Monday, April 26, 2010

By The Time I Get To Arizona


Last week, Arizona’s governor signed an illegal immigration enforcement bill into law that has put the issue of illegal immigration and the movement to grant illegal aliens amnesty front and center. Congressional leaders even spoke of putting the immigration bill before Congress ahead of an important energy bill.


It’s a sign of how desperate things have become for states along the Mexican border that state governments are trying to do what the federal government has refused to do. The job of enforcing and protecting the country’s borders is rightfully that of the federal government.


With the President promising “immigration reform” in the form of an amnesty program, the government has cut back on enforcement measures, leaving individual states to deal with overcrowded schools, bankrupt public services, and the families of its murdered citizens.


The states have tried to do whatever they can do deal with crowds of illegal aliens coming their way, and this bill in Arizona is the most stringent so far, though far from the Nuremberg-style law that its critics accuse it of being. It will be litigated to death and may never see the light of day, but it’s a law that prods Arizona police to do what the federal government refuses to do with any consistency or competence: get some kind of handle on our out-of-control illegal immigration situation.
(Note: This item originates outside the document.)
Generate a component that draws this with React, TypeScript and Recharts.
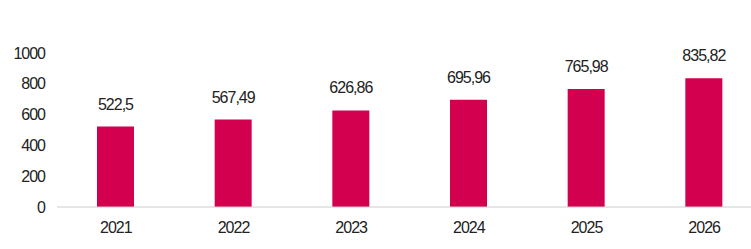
import React from "react";
import { BarChart, Bar, XAxis, YAxis, LabelList } from "recharts";

const years = ["2021", "2022", "2023", "2024", "2025", "2026"];
const values = [522.5, 567.49, 626.86, 695.96, 765.98, 835.82];
const valueLabels = ["522,5", "567,49", "626,86", "695,96", "765,98", "835,82"];
const yTicks = [0, 200, 400, 600, 800, 1000];

const data = years.map((y, i) => ({ year: y, value: values[i], label: valueLabels[i] }));

const font = { fontFamily: "'Liberation Sans', Arial, sans-serif", fontSize: 16, fill: "#222", letterSpacing: -1 };

export default function App() {
  return (
    <div style={{ position: "absolute", left: 0, top: 0, width: 751, height: 249, overflow: "hidden", background: "#fff" }}>
      <BarChart width={770} height={249} data={data} margin={{ top: 53, right: 7, bottom: 0, left: 0 }} barSize={37}>
        <XAxis
          dataKey="year"
          axisLine={{ stroke: "#cccccc" }}
          tickLine={false}
          tickSize={0}
          tickMargin={15}
          height={42}
          tick={font}
          interval={0}
        />
        <YAxis
          domain={[0, 1000]}
          ticks={yTicks}
          axisLine={false}
          tickLine={false}
          tickSize={0}
          tickMargin={12}
          width={57}
          tick={font}
          interval={0}
        />
        <Bar dataKey="value" fill="#d2004f" isAnimationActive={false}>
          <LabelList dataKey="label" position="top" offset={17} style={font} />
        </Bar>
      </BarChart>
    </div>
  );
}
Kowtowing to both Hispanic ethnic tribalism and corporate wage-busting greed, President Obama promised to pursue an amnesty bill that would legalize millions of illegal aliens at a time when real unemployment is still well into double-digits. He hinted at a threat of using civil rights legislation to thwart the Arizona bill. Arizona’s governor signed it anyway.


Critics call the Arizona law racist, fascist, and everything except what it is: a desperate act by a state pushed to the brink by decades of border negligence and a federal government in the thrall of its own windy rhetoric and at the service of its corporate donors.

Monday, April 05, 2010

Socialists and Racists and Militias, Oh My…


The passing of the recent healthcare legislation and the arrest of nutcase Christian militia members have served as striking examples of how we are a divided country. No doubt we are at a very divisive point in our country’s history, but we are not on the brink of a civil war. To hear commentators in the supposedly mainstream media tell it, we are either under siege from communist infiltrators or a fifth column of right wing lunatics is plotting to murder everyone who voted Democratic in 2008.


Calling Obama a socialist is making his opponents look like buffoons. A socialist wouldn’t raise more than $750 million from corporate donors and forgo public campaign financing. A socialist would not have made attempts to attract Republican support or sign what is at its core a moderate bill. A socialist would have insisted on a government-run healthcare system as exists in most Western democracies. I hate to break this to my conservative friends, but Canada, England, Norway and Spain are not communist countries. There are no “death panels” ordering elderly people to be euthanized in Sweden or France.


The recent health care plan may be a fiscally irresponsible boondoggle full of accounting tricks and underfunded mandates, but it is not a communist blueprint. Calling Obama a socialist is idiotic (double idiot points for denouncing Obama’s so-called socialist policies while quoting George Orwell, who actually was a socialist).


It’s the same brand of idiocy to claim that the opposition to the Obama administration is born out of latent racism or that conservatives are calling for wholesale murder of Democrats.


Obama supporters know that the stigma of racism (a word so overused and abused it ought to be in quotes in most cases) can condemn a political opponent to the humiliating and irrelevant margins of society. The easiest way to deflect blame and anger from the first black president is to somehow portray criticism of his administration as racist. Therefore, people angry at the healthcare bill aren’t really upset over cuts to their or their parents’ Medicare coverage or taxes on their healthcare benefits, they must be closet racists angry that ‘Hail to the Chief’ is played for a black man. Look for more accusations of “racism” when Democrats move to grant amnesty to millions of illegal immigrants.


Likewise, Sarah Palin is not endorsing murder when she uses firearms metaphors in her messages to her supporters. She’s the same kind of corporate water-carrier the Republicans have been pushing our way for decades. She may be an idiot, but she’s not trying to inspire a right wing coup. The same goes for other Republican Party blowhards like Rush Limbaugh, Glenn Beck etc.


Republicans and Democrats are painting one another as extremists in an attempt to stigmatize their opponents and stifle debate. They’re both wrong.